Сначала я узнал, что наша наука пахнет долларами. И понял, что от этого никуда не уйти. Это был мой первый компромисс. Но слишком поздно я понял, что наша наука пахнет и кровью.
И опять я поступаю вопреки законам божьим. Бог дает человеку жизнь, бог, лишь бог может отнять ее. Но то, что я делал на плато, разве это не преступление против всех божеских и человеческих законов? И я осудил себя. Моим судьей была моя совесть — и она вынесла мне справедливый приговор.
Дорогая, милая моя Элинор! Я так виноват перед вами! Вам слишком много довелось испытать в этой жизни. Мы мечтали, с вами уехать куда-нибудь в глушь, в джунгли, где люди еще не так испорчены, и жить, творя добро.

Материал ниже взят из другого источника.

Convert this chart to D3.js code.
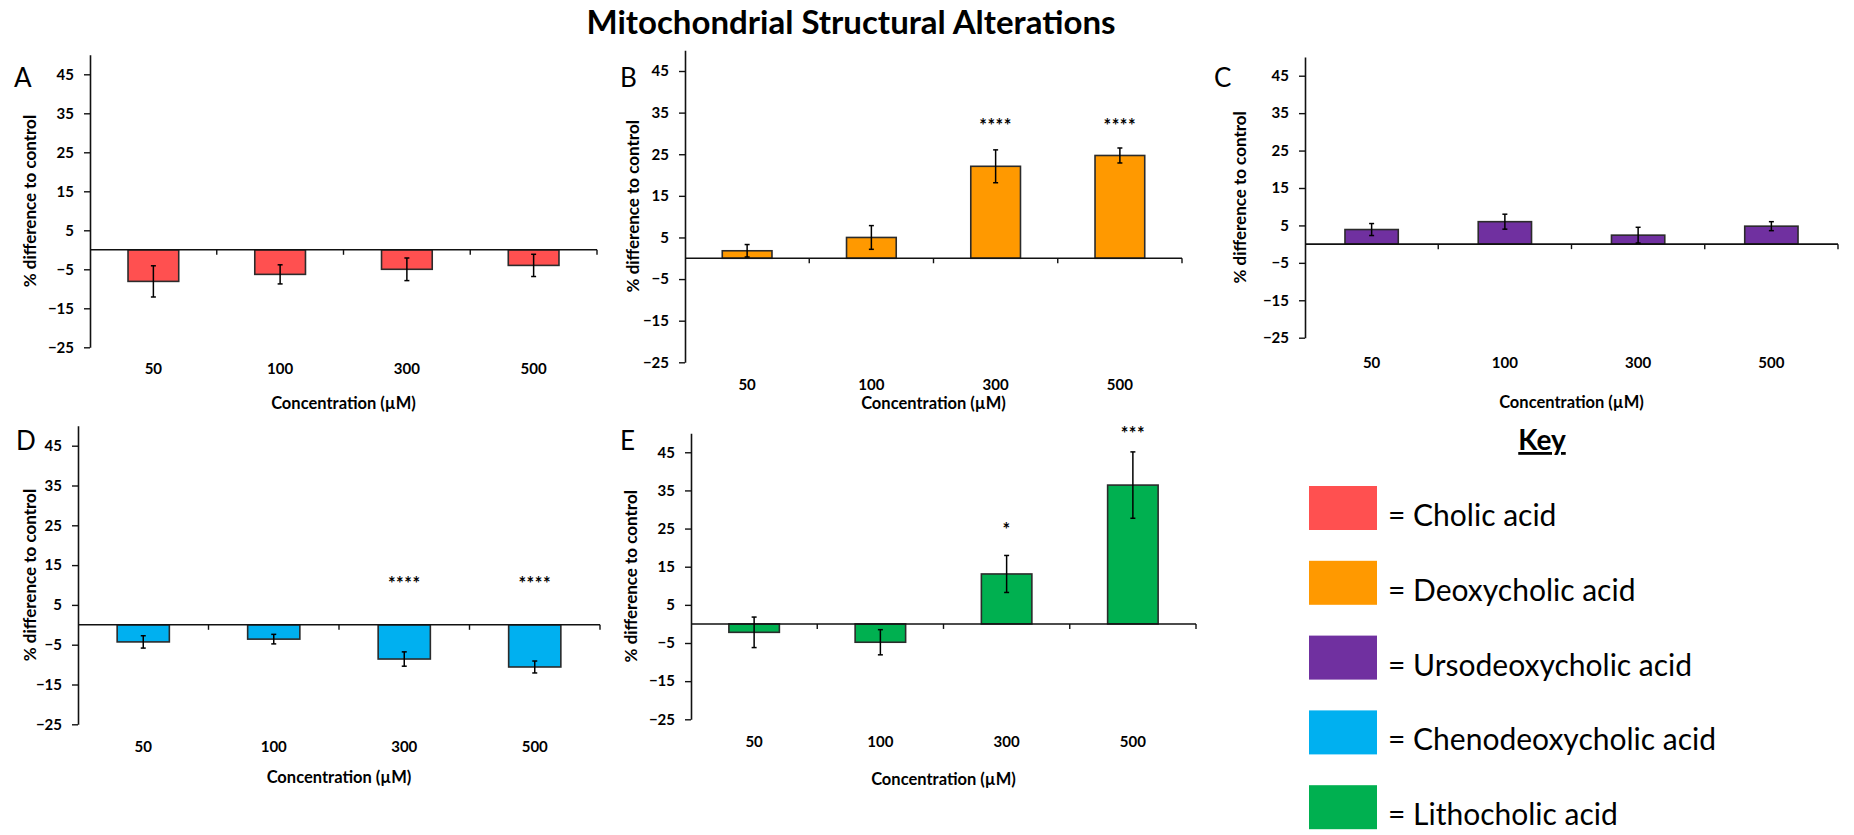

Помните, вы мне часто говорили об этом русском? Вы спрашивали самое себя: неужели же и этот человек — чистый и светлый в своем идеализме — станет очередной жертвой нашей проклятой жизни, нашего общества волков и гиен?
Я был к вам тогда несправедлив. Я откроюсь вам: я ревновал вас к этому русскому. И только теперь я понял — вы относитесь к нему как мать, как женщина, носительница вечного Добра.
Еще раз молю — простите меня. Я так хотел бы жить, но я не имею на это права: я не могу жить без вас, а между нами — страшное преступление, которое я творил по недомыслию.